Lignin-based bisguaiacol diisocyanate: a green route for the synthesis of biobased polyurethanes

Abstract

The synthesis of a new biobased aromatic diisocyanate derived from lignocellulosic raw material, namely guaiacol and vanillyl alcohol, through phosgene-free route offers the prospect of greener approaches for isocyanate production and the polyurethane industry. Indeed, bisguaiacol F diisocyanate (BGI) was obtained via a three-step process from readily available bisguaiacol F (BGF), involving conversion of aromatic amine into aromatic isocyanate. The unusual transition-metal-free conversion of BGF to bisguaiacol F diamine (BGA) was performed by a two-step approach: (a) the Williamson-type alkylation of BGF and then (b) the base-promoted Smiles rearrangement of bis O-alkylated BGF. In order to improve the sustainability of this process, the first step was realized under solvent-free mechanochemical conditions, and the second step was performed using two different activating methods: thermal and microwave.

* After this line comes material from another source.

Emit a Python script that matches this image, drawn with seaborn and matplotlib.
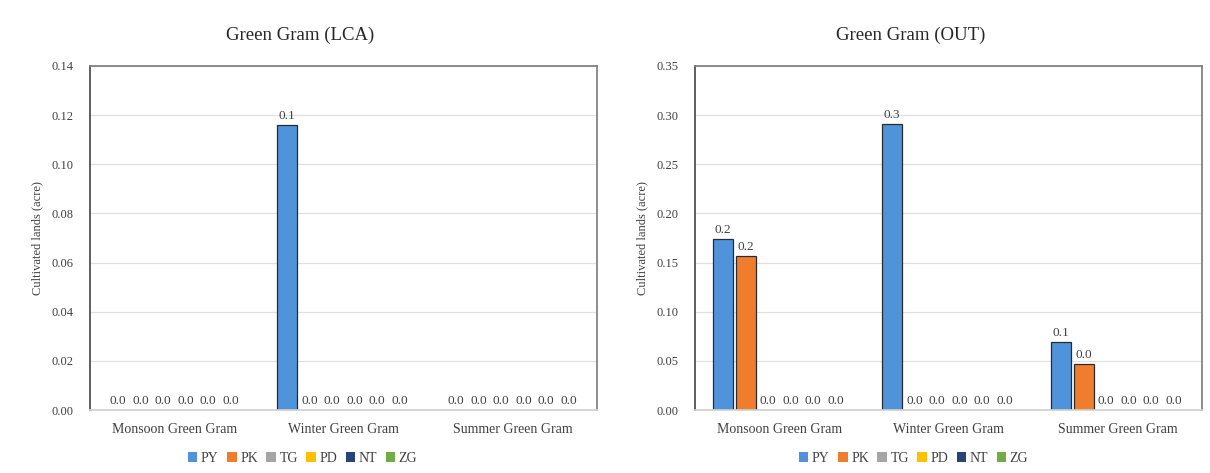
import numpy as np
import pandas as pd
import matplotlib
matplotlib.use("Agg")
import matplotlib.pyplot as plt
import seaborn as sns

seasons = ["Monsoon Green Gram", "Winter Green Gram", "Summer Green Gram"]
districts = ["PY", "PK", "TG", "PD", "NT", "ZG"]
colors = ["#4F93DA", "#F07C2E", "#A5A5A5", "#FFC000", "#264478", "#70AD47"]

# values[district] = [monsoon, winter, summer]
lca_values = {
    "PY": [0.0, 0.116, 0.0],
    "PK": [0.0, 0.0, 0.0],
    "TG": [0.0, 0.0, 0.0],
    "PD": [0.0, 0.0, 0.0],
    "NT": [0.0, 0.0, 0.0],
    "ZG": [0.0, 0.0, 0.0],
}
out_values = {
    "PY": [0.174, 0.291, 0.069],
    "PK": [0.157, 0.0, 0.047],
    "TG": [0.0, 0.0, 0.0],
    "PD": [0.0, 0.0, 0.0],
    "NT": [0.0, 0.0, 0.0],
    "ZG": [0.0, 0.0, 0.0],
}
lca_ticks = [0.00, 0.02, 0.04, 0.06, 0.08, 0.10, 0.12, 0.14]
out_ticks = [0.00, 0.05, 0.10, 0.15, 0.20, 0.25, 0.30, 0.35]


def to_df(vals):
    rows = []
    for d in districts:
        for s, v in zip(seasons, vals[d]):
            rows.append({"season": s, "district": d, "value": v})
    return pd.DataFrame(rows)


sns.set_theme(style="white")
plt.rcParams["font.family"] = ["Liberation Serif", "DejaVu Serif"]

fig = plt.figure(figsize=(12.1, 4.73), dpi=100)
W, H = 1210, 473
axL = fig.add_axes([90 / W, (H - 410) / H, 507 / W, 344 / H])
axR = fig.add_axes([695 / W, (H - 410) / H, 507 / W, 344 / H])

txt = "#404040"
for ax, vals, ticks, title, xc in [
    (axL, lca_values, lca_ticks, "Green Gram (LCA)", 0.25),
    (axR, out_values, out_ticks, "Green Gram (OUT)", 0.755),
]:
    df = to_df(vals)
    sns.barplot(data=df, x="season", y="value", hue="district",
                hue_order=districts, order=seasons, palette=colors,
                saturation=1, width=0.8, gap=0.12, edgecolor="#2b2b2b",
                linewidth=0.9, errorbar=None, ax=ax)
    for p in ax.patches:
        if p.get_height() == 0:
            p.set_linewidth(0)
    for c in ax.containers:
        ax.bar_label(c, fmt="%.1f", padding=2, fontsize=9.5, color=txt)
    ax.set_ylim(ticks[0], ticks[-1])
    ax.set_yticks(ticks)
    ax.set_yticklabels([f"{t:.2f}" for t in ticks], fontsize=9, color=txt)
    ax.set_xlim(-0.5, 2.5)
    ax.tick_params(axis="x", labelsize=10, colors=txt, length=0, pad=9)
    ax.tick_params(axis="y", length=0, pad=12)
    ax.set_xlabel("")
    ax.set_ylabel("Cultivated lands (acre)", fontsize=9, color=txt, labelpad=6)
    ax.grid(axis="y", color="#e0e0e0", linewidth=0.9)
    ax.set_axisbelow(True)
    ax.spines["left"].set_color("#333333")
    ax.spines["left"].set_linewidth(1.1)
    ax.spines["top"].set_color("#7f7f7f")
    ax.spines["right"].set_color("#7f7f7f")
    ax.spines["bottom"].set_color("#d0d0d0")
    for s in ax.spines.values():
        s.set_visible(True)
    handles, labels = ax.get_legend_handles_labels()
    ax.get_legend().remove()
    fig.legend(handles, labels, loc="center", bbox_to_anchor=(xc, (H - 458) / H),
               ncol=6, frameon=False, fontsize=10, handlelength=0.7,
               handleheight=0.7, columnspacing=0.6, handletextpad=0.25,
               labelcolor=txt)
    fig.text(xc - 0.002, (H - 35) / H, title, ha="center", va="center",
             fontsize=13.5, color="#262626")

fig.savefig("out.png", dpi=100, facecolor="white")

The thermal process provided an isolated BGA yield of ca. 70%. Microwave activation proved to be an interesting alternative, although a lower yield (32%) of the desired BGA was achieved. Finally, the diisocyanate synthesis was performed via a phosgene-free/room temperature protocol using di-tert-butyl dicarbonate in the presence of a catalytic amount of 4-dimethylaminopyridine (DMAP). Two polyurethane thermosets were designed and synthesized using the aromatic diisocyanates, biobased BGI and petrochemical-based methylene diphenyl diisocyanate (MDI), by a solvent-free two-step polymerization. Their thermo-chemical properties as well as their reactivities for polymer synthesis were evaluated. These preliminary results suggest that BGI could be potentially used as a nearly fully biobased surrogate for MDI.